Written request » Which lines below fall between the one containing "Convert this chart to Chart.js code." and the one containing "const yTop = area.top + 1;"? Repeat them exactly, counting both of those lines, and add nothing else.

Rows from a dataset of charts and code
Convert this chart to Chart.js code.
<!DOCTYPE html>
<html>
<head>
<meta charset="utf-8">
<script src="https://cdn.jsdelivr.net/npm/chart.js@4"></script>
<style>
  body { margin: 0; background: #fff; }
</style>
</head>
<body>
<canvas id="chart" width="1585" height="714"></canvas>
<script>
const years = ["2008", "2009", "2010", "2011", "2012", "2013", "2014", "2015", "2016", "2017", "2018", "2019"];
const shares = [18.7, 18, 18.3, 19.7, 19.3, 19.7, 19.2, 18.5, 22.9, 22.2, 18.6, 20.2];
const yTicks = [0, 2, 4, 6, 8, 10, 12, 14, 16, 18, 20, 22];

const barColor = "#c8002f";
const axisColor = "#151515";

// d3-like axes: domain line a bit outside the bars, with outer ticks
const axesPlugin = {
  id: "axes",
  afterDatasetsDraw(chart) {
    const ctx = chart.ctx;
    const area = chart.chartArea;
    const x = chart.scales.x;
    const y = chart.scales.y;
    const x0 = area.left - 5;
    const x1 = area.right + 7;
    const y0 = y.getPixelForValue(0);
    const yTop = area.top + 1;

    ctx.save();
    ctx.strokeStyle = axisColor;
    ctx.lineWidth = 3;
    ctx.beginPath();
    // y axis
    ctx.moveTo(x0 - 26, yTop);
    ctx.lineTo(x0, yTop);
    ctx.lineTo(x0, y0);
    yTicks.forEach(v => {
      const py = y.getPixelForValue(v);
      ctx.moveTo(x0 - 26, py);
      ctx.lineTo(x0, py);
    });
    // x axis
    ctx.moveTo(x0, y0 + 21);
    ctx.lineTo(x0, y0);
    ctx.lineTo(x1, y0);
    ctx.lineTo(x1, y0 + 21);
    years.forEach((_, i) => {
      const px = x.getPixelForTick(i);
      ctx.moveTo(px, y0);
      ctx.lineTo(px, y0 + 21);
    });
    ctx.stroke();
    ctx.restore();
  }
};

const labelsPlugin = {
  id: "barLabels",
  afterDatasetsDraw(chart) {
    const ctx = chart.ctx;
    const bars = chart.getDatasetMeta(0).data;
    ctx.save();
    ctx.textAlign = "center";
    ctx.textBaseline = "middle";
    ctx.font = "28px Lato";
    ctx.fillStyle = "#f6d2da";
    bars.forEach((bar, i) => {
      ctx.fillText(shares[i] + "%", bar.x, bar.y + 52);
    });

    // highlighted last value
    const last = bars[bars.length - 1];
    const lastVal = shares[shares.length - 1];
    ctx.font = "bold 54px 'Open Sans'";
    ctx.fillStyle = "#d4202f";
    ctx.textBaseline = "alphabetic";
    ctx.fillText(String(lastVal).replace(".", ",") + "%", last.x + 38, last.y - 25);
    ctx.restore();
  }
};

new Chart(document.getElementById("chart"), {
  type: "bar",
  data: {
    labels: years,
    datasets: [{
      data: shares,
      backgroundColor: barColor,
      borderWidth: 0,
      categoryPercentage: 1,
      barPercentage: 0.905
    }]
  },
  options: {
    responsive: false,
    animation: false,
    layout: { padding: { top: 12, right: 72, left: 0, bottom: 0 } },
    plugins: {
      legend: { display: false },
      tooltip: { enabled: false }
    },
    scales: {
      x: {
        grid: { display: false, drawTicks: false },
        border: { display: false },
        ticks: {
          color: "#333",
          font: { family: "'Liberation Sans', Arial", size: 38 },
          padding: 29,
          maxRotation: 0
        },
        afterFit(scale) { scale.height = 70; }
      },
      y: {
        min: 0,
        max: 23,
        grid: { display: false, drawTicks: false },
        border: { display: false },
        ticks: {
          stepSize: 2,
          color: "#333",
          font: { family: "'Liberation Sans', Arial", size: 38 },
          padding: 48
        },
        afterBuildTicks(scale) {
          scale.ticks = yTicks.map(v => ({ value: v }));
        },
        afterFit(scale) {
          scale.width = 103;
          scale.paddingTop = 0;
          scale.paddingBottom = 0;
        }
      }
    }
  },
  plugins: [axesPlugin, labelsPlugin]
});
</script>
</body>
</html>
==
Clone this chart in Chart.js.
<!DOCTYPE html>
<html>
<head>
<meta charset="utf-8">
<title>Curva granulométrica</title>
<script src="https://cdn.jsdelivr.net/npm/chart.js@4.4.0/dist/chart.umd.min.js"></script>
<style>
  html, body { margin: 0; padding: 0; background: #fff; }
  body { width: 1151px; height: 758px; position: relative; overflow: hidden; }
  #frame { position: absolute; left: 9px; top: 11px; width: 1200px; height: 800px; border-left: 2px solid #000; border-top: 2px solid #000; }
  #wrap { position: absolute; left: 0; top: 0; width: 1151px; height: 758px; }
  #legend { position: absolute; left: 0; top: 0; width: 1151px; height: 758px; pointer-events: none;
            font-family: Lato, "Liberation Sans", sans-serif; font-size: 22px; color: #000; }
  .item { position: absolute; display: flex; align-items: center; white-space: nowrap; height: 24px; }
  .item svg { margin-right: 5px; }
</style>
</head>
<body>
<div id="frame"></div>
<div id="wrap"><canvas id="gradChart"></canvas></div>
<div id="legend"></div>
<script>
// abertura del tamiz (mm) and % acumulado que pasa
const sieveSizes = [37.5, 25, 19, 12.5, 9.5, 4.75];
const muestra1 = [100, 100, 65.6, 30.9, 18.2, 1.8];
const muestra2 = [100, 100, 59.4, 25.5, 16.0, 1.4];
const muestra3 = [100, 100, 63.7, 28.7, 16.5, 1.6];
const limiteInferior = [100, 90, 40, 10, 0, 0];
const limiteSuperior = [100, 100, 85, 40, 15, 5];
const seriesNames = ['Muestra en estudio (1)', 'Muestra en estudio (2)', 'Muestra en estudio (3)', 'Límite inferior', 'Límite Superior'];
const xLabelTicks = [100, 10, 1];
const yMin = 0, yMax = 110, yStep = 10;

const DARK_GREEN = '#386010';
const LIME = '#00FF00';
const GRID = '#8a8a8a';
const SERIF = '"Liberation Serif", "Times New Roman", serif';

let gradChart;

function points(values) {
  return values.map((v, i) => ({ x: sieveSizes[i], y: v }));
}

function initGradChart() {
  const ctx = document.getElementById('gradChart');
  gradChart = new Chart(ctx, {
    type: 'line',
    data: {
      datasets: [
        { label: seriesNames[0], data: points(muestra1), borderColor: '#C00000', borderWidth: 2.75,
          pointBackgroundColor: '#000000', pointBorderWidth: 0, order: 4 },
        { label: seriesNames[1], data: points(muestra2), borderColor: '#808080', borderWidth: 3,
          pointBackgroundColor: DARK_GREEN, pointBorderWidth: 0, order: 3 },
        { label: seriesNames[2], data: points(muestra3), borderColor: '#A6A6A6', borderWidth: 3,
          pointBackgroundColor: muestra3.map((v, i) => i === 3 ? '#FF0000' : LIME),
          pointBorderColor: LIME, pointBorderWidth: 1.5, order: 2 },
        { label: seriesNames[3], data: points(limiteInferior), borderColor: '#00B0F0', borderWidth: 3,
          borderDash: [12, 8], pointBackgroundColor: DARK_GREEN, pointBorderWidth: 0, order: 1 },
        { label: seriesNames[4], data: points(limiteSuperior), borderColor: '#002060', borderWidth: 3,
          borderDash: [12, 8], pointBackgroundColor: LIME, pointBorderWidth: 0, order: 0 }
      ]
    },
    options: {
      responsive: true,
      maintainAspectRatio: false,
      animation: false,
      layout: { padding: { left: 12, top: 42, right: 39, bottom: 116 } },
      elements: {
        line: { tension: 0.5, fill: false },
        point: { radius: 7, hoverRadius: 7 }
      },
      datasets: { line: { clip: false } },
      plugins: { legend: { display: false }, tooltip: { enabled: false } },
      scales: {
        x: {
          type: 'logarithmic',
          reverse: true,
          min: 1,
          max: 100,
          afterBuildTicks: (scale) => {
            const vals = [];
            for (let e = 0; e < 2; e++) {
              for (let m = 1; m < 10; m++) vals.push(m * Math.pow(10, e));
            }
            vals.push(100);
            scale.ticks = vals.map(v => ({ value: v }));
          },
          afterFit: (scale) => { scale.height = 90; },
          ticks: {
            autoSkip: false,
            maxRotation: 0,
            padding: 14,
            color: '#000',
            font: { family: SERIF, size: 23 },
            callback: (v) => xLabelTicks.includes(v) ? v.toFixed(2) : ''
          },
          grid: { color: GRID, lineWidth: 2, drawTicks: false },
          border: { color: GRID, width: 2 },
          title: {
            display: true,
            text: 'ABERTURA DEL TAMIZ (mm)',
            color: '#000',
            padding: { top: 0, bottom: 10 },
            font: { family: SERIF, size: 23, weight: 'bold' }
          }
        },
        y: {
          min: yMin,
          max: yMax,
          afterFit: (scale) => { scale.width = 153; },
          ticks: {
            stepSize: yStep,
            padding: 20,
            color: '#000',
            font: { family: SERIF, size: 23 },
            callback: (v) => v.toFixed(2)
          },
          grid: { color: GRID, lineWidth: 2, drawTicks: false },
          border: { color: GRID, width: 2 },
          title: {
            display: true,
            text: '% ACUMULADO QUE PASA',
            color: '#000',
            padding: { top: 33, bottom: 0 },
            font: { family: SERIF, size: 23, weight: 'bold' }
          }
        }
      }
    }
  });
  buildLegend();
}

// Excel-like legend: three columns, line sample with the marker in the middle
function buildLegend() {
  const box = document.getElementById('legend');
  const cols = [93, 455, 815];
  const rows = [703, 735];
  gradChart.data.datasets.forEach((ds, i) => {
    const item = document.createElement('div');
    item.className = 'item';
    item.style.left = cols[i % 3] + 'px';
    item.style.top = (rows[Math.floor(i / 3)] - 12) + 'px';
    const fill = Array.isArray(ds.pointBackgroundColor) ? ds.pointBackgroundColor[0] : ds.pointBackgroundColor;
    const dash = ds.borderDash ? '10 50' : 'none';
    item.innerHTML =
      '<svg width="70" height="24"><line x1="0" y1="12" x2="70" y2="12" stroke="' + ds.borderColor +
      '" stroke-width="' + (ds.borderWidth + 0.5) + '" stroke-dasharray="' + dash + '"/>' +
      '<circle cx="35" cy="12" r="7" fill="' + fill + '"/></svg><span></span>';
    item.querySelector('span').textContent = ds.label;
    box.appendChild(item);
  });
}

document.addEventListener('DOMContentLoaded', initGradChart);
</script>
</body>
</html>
...
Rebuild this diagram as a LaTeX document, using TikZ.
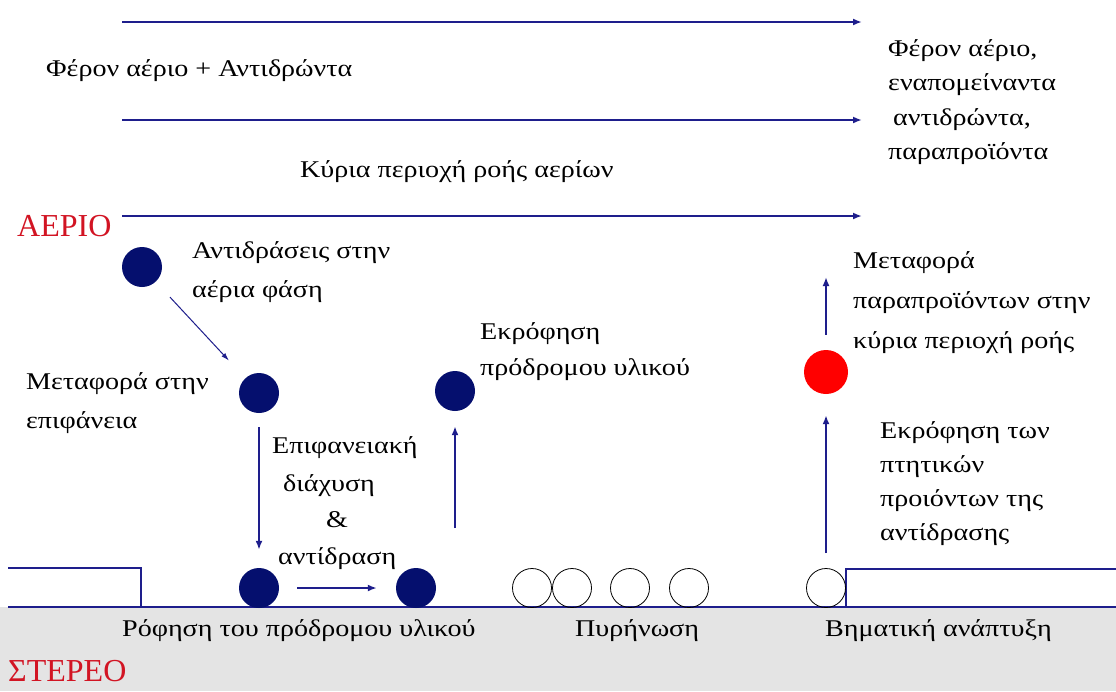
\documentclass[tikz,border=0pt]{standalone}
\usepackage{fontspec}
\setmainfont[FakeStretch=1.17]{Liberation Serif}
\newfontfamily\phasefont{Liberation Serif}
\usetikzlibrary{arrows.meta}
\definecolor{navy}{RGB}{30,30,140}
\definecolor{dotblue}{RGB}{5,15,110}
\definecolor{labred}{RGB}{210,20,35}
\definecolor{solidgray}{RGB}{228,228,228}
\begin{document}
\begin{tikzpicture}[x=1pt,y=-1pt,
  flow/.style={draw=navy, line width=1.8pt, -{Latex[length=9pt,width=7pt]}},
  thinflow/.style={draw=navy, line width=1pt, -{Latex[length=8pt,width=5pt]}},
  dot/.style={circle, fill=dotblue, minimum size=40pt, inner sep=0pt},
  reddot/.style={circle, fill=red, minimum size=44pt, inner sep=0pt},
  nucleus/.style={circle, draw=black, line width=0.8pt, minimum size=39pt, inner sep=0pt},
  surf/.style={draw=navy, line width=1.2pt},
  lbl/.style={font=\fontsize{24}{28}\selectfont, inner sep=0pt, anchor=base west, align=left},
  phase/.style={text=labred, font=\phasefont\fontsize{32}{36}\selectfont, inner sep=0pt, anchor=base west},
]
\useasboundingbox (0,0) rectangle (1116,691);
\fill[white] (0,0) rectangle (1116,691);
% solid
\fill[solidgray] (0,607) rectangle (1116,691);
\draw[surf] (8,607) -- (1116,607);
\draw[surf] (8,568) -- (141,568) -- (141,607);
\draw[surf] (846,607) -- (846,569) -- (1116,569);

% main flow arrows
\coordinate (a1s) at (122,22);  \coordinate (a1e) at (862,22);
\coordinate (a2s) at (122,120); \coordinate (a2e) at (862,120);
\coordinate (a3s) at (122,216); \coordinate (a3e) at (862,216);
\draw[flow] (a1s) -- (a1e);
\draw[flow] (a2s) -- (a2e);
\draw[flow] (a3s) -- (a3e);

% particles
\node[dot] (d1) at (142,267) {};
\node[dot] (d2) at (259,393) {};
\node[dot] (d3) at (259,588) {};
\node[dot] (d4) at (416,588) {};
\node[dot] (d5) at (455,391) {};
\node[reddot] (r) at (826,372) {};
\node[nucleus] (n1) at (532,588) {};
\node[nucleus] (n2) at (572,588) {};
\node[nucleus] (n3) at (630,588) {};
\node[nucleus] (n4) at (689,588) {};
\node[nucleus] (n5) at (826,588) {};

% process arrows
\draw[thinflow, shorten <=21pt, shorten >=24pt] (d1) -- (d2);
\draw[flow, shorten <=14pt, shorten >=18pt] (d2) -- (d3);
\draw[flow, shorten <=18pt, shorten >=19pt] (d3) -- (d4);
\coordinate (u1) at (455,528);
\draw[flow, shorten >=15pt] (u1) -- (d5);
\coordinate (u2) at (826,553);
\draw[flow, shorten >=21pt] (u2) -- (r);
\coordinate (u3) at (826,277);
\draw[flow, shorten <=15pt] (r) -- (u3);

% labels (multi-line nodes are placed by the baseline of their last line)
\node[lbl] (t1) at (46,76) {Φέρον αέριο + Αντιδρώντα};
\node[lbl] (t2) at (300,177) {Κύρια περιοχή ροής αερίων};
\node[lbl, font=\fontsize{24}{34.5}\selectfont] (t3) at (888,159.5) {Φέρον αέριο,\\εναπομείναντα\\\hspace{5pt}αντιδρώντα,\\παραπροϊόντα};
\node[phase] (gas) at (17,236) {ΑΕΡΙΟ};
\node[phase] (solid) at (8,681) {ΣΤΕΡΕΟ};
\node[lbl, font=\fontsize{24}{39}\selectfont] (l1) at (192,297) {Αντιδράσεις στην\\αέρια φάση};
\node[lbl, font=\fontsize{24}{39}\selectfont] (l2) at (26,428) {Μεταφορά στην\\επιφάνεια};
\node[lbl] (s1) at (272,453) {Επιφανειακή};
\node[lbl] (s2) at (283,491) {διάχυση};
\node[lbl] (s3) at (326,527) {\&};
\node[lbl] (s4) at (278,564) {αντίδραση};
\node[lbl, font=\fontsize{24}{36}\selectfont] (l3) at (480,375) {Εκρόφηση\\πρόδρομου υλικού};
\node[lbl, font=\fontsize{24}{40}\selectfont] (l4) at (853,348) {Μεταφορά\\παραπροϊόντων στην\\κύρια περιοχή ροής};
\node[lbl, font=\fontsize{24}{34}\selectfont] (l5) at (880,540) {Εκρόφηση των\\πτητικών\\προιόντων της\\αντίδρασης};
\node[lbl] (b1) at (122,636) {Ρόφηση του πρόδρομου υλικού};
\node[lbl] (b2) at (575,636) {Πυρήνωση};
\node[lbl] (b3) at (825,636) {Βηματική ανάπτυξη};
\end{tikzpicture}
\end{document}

Result of the exercise »
Convert this chart to Chart.js code.
<!DOCTYPE html>
<html>
<head>
<meta charset="utf-8">
<script src="https://cdn.jsdelivr.net/npm/chart.js@4"></script>
<style>
  body { margin: 0; background: #fff; }
</style>
</head>
<body>
<canvas id="chart" width="1585" height="714"></canvas>
<script>
const years = ["2008", "2009", "2010", "2011", "2012", "2013", "2014", "2015", "2016", "2017", "2018", "2019"];
const shares = [18.7, 18, 18.3, 19.7, 19.3, 19.7, 19.2, 18.5, 22.9, 22.2, 18.6, 20.2];
const yTicks = [0, 2, 4, 6, 8, 10, 12, 14, 16, 18, 20, 22];

const barColor = "#c8002f";
const axisColor = "#151515";

// d3-like axes: domain line a bit outside the bars, with outer ticks
const axesPlugin = {
  id: "axes",
  afterDatasetsDraw(chart) {
    const ctx = chart.ctx;
    const area = chart.chartArea;
    const x = chart.scales.x;
    const y = chart.scales.y;
    const x0 = area.left - 5;
    const x1 = area.right + 7;
    const y0 = y.getPixelForValue(0);
    const yTop = area.top + 1;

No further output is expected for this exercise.